Ils
font feu de tout bois
Jacques
Attali : sanctuariser le progrès
« Le référendum
britannique, écrit-il, quel qu’en soit le résultat, constitue un tournant
idéologique majeur dans l’histoire de l’Occident. Un tournant vers le pire, si
l’on n’en pèse pas toutes les conséquences. » Vers le pire ? Oui car, «
jusqu’ici, on considérait certaines évolutions institutionnelles, économiques,
sociales, scientifiques, comme des avancées telles que, une fois qu’elles
étaient installées, nul ne chercherait plus jamais à les remettre en cause,
même pas par un vote démocratique.

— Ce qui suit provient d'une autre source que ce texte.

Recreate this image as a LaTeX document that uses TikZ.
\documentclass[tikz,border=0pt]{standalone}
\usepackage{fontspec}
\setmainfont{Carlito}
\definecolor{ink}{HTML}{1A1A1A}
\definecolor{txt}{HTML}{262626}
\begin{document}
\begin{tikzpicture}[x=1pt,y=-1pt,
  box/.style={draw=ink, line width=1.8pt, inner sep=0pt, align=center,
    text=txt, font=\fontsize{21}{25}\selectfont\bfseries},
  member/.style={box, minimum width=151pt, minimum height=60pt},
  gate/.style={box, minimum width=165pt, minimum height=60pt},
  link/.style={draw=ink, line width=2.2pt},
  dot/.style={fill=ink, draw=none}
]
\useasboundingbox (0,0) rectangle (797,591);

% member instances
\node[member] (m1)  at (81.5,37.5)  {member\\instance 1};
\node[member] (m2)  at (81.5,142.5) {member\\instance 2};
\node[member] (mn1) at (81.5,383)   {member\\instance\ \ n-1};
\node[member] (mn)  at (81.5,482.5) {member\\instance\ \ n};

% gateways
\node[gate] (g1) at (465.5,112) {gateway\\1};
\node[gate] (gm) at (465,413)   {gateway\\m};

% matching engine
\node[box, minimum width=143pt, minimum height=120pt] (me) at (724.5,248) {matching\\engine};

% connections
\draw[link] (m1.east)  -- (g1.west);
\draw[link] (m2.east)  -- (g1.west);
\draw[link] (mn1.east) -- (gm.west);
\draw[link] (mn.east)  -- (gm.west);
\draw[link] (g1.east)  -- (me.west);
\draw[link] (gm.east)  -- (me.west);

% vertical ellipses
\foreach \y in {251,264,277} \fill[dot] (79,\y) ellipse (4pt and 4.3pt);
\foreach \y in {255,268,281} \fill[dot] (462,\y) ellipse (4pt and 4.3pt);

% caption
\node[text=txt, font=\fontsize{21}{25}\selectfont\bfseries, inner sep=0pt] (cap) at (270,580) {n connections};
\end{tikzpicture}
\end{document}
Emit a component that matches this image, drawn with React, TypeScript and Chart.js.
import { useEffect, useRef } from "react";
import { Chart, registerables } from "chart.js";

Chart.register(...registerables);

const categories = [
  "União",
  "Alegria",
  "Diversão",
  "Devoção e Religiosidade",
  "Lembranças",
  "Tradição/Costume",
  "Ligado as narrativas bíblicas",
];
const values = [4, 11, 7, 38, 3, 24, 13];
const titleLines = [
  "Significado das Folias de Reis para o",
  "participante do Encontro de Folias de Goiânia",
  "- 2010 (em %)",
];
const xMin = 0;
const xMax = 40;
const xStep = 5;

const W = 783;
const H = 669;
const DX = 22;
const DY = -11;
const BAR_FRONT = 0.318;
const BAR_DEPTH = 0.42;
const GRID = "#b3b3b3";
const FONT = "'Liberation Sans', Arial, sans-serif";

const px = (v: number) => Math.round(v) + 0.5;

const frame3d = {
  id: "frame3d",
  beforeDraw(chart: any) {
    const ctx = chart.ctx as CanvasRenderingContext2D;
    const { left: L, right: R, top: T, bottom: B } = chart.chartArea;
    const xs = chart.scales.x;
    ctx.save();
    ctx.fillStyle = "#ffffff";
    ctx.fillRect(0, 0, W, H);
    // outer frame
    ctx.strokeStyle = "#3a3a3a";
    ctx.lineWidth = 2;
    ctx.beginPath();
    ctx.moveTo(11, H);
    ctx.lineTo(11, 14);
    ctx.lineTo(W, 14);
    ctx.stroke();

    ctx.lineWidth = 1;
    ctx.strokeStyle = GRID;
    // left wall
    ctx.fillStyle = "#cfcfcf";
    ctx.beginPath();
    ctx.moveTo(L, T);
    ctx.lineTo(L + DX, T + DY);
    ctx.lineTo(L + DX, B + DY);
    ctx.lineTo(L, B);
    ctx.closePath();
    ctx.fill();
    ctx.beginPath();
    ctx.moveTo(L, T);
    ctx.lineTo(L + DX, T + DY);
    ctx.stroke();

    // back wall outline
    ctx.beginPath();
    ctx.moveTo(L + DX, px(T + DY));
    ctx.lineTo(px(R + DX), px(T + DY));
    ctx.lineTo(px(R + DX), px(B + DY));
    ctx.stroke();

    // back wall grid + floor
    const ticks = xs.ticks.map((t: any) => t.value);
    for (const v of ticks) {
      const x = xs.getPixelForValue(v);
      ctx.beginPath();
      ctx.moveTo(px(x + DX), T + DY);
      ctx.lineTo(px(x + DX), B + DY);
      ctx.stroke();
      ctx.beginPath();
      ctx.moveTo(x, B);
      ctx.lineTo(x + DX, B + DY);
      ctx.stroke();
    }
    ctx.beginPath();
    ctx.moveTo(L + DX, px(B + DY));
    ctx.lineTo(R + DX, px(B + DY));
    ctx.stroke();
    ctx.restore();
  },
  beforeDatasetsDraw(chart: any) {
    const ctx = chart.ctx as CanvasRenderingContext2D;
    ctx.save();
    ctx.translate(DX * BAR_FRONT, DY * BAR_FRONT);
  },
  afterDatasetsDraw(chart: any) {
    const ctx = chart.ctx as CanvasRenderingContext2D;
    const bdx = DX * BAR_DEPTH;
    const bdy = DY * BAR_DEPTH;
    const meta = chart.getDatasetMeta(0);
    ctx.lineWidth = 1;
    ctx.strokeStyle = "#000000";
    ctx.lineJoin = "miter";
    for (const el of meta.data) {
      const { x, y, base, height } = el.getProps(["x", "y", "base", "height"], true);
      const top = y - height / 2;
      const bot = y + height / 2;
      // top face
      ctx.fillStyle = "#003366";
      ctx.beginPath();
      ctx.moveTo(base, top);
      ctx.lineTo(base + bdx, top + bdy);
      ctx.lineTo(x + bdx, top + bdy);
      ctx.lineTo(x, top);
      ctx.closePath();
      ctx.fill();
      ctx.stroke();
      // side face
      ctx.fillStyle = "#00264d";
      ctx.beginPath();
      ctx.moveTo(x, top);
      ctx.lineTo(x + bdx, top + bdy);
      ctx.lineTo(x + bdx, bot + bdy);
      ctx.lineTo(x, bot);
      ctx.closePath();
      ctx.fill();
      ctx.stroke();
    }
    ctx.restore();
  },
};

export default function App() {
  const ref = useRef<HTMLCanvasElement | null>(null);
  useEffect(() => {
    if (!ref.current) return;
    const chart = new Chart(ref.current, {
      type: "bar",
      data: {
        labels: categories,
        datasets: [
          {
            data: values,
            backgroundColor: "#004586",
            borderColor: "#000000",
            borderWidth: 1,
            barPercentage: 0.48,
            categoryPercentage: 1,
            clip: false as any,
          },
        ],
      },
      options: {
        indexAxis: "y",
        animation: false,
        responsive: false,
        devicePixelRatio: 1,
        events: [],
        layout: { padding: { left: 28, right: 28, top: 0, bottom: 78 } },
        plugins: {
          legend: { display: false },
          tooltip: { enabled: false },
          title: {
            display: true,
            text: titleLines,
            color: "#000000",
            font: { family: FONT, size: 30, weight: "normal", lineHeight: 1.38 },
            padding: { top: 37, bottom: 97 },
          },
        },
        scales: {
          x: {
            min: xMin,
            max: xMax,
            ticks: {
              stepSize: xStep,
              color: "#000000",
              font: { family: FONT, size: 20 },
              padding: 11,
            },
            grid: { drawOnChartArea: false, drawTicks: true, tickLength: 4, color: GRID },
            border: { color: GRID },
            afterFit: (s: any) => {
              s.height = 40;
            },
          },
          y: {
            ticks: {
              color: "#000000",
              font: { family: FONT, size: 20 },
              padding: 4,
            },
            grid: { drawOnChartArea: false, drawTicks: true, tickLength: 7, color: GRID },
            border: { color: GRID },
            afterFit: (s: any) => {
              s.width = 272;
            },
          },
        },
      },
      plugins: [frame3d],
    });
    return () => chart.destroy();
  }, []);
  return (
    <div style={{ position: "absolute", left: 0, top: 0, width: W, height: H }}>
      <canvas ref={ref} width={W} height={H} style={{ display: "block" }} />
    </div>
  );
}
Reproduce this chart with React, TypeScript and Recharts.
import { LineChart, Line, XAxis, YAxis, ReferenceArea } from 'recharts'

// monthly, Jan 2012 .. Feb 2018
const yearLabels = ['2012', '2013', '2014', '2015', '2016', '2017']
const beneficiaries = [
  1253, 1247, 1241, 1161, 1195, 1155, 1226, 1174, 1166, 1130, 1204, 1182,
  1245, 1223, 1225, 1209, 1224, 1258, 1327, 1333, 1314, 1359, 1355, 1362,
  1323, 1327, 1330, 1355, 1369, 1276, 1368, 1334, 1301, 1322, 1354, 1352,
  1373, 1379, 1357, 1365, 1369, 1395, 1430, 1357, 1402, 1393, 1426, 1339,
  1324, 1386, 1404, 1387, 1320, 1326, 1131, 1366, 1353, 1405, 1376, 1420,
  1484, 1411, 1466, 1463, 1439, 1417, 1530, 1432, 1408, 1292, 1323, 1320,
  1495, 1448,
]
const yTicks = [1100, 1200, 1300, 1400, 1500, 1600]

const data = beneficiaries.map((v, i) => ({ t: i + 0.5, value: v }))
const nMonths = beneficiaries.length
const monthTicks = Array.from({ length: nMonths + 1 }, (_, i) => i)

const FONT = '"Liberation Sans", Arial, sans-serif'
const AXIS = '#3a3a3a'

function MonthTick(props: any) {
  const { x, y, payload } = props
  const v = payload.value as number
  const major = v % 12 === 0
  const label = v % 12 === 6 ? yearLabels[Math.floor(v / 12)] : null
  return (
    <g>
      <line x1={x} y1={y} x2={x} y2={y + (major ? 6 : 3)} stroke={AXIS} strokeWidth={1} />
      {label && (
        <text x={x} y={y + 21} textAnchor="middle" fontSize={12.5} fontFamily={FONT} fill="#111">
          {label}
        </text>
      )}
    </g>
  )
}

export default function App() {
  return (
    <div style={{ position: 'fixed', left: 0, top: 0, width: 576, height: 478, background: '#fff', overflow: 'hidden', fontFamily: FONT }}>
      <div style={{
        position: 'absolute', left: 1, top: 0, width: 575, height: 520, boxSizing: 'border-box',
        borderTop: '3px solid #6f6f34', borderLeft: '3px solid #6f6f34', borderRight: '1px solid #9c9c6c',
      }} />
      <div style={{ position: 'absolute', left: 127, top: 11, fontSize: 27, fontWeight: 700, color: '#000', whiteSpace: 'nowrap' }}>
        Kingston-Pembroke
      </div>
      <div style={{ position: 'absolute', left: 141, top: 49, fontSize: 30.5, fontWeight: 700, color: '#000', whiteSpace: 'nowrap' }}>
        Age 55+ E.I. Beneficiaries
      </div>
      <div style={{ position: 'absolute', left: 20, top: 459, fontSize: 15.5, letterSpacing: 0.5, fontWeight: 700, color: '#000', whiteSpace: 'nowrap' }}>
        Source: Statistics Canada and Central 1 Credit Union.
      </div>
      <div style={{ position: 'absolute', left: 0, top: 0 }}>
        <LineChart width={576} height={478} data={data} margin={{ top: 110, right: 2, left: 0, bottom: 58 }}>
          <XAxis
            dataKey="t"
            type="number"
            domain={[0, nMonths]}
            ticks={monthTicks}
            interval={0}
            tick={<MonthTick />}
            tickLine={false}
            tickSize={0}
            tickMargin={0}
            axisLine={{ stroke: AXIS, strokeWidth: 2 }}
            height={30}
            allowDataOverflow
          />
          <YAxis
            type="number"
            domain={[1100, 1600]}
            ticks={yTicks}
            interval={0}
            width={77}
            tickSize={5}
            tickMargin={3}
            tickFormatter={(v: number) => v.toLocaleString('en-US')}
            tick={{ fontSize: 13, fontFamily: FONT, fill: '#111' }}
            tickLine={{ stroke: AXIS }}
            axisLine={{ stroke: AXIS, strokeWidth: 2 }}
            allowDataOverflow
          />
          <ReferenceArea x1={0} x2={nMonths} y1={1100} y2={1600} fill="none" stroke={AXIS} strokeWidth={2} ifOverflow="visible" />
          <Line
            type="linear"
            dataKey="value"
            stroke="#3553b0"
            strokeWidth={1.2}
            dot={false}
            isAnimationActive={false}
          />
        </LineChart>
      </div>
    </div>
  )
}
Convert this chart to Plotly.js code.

Avec le vote sur le Brexit, c’est ce
principe, non-dit et pourtant essentiel, qui est remis en cause. »
« Un
tel référendum, enchérit-il, implique qu’un peuple peut remettre en cause toute
évolution considérée jusque-là comme irréversible, telle qu’une une réforme
institutionnelle, une conquête sociale, une réforme des mœurs. »
Celui
qui n’exclut pas de se présenter à la présidence de la République explique :
«
Certes, il a toujours été admis qu’en principe, en démocratie, le peuple peut
décider de tout. Il n’empêche : selon notre conception occidentale du droit, il
existe des progrès irréversibles (par exemple, la démocratie, la liberté du
culte, l’interdiction du travail des enfants, l’abolition de la peine de mort)
qu’un vote simple ne peut défaire. Admettre qu’on puisse remettre en cause des
acquis, revient à nier la notion même de progrès. »
Jacques Attali propose donc une réforme institutionnelle, afin de
déterminer quels sont les « sujets qu’un seul vote majoritaire du peuple ne
pourrait suffire à trancher », sujets « qui seraient sanctuarisés, en les
inscrivant dans la Constitution ». Puis « il faudrait ensuite modifier la
procédure de réforme constitutionnelle, pour s’assurer qu’un vote de
circonstances ne puisse avoir des conséquences de long terme non désirées.